— Мой сын был прекрасным юношей, достойным любви и забот. Его мать умерла, когда он был еще маленьким, но мачеха сумела восполнить эту утрату. Со временем он бы стал достойным отпрыском благородного патрицианского рода, ибо он был воспитан, умен, любознателен и мужествен. Во время моего путешествия на Восток для встречи с царями Понта и Армении он был рядом и отважно переносил все выпавшие нам опасности и лишения. Он присутствовал на моей беседе с парфянскими послами и был бы лучшей кандидатурой из молодых людей его поколения для продолжения подобных дипломатических миссий. Он был моим ближайшим соратником и последователем. Судьбою уготовано, чтобы болезнь подкосила его дома, в Риме. Тем хуже для Рима, тем горше для меня и моей семьи. Я хороню его, преисполненный огромной любви и необъятного горя.

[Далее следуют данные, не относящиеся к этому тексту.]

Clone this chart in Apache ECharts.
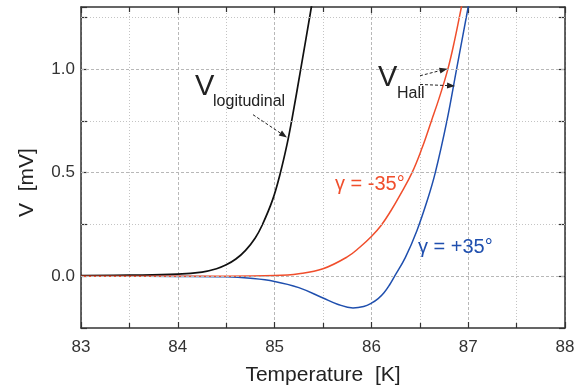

Когда церемония закончилась, все встали. Траурный кортеж вновь выстроился и тронулся в сторону Аппиевой дороги, где покоились почти все Корнелии. У двери склепа носилки опустили. Луций Корнелий Сулла поднял на руки тело сына и опустил в мраморный саркофаг, установленный на досках. Крышку саркофага поставили на место и с помощью досок его спустили внутрь склепа. Сулла закрыл бронзовую дверь, а вместе с нею — словно часть самого себя. Часть его существа осталась навсегда там, в склепе. Его сына больше нет. Отныне уже ничто не будет по-прежнему.
Через несколько дней после похорон Суллы-младшего был принят аграрный закон Ливия. Он был представлен народному собранию после одобрения Сенатом, где поддержке его не смогло помешать даже страстное сопротивление Цепиона и Вария, и… неожиданно натолкнулся на серьезную оппозицию во время заседания комиций. Чего Друз никак не мог предвидеть, так это недовольства италиков, но именно они главным образом воспротивились принятию законопроекта. Хотя римские ager publicus не принадлежали им, их собственные владения граничили с государственным земельным фондом, а строгость соблюдения границ практически не контролировалась. Не один белый межевой камень был тайком передвинут, и множество наделов, принадлежавших италийским владельцам, незаконно разрослись за счет их римских соседей. Теперь же, в случае принятия нового закона, предстояла бы крупномасштабная ревизия границ, как пролог к последующему переделу общественных владений и разделу их на участки площадью по десять югеров. Так что все нарушения неминуемо выявятся и будут устранены. Болезненнее всего обстояло положение в Этрурии, вероятно потому, что одним из крупнейших латифундистов там был Гай Марий, которого не слишком беспокоило, присваивают или нет его италийские соседи куски вверенных ему государственных земель. Представители Умбрии также атаковали законопроект, и лишь Кампания вела себя спокойно.
Друз, однако, остался доволен. Скавр, Марий и даже Катул Цезарь прониклись его идеями относительно ager publicus и совместными усилиями сумели убедить младшего консула, Филиппа, чтобы тот не выступал против. И хотя заткнуть рот Цепиону оказалось невозможно, протесты его оставались гласом вопиющего в пустыне (отчасти из-за полного отсутствия у того ораторских данных, отчасти же благодаря успешно пущенным слухам о нечистом происхождении его состояния — а богатство роду Сервилиев Цепионов римляне простить не могли). В итоге в письме к Силону Друз писал:
…Потому прошу тебя, Квинт Поппедий, приложи все возможные усилия, дабы убедить этрусков и умбров не шуметь. Меньше всего я хочу вызвать беспокойство у тех, кому изначально принадлежали земли, которые я стараюсь раздать.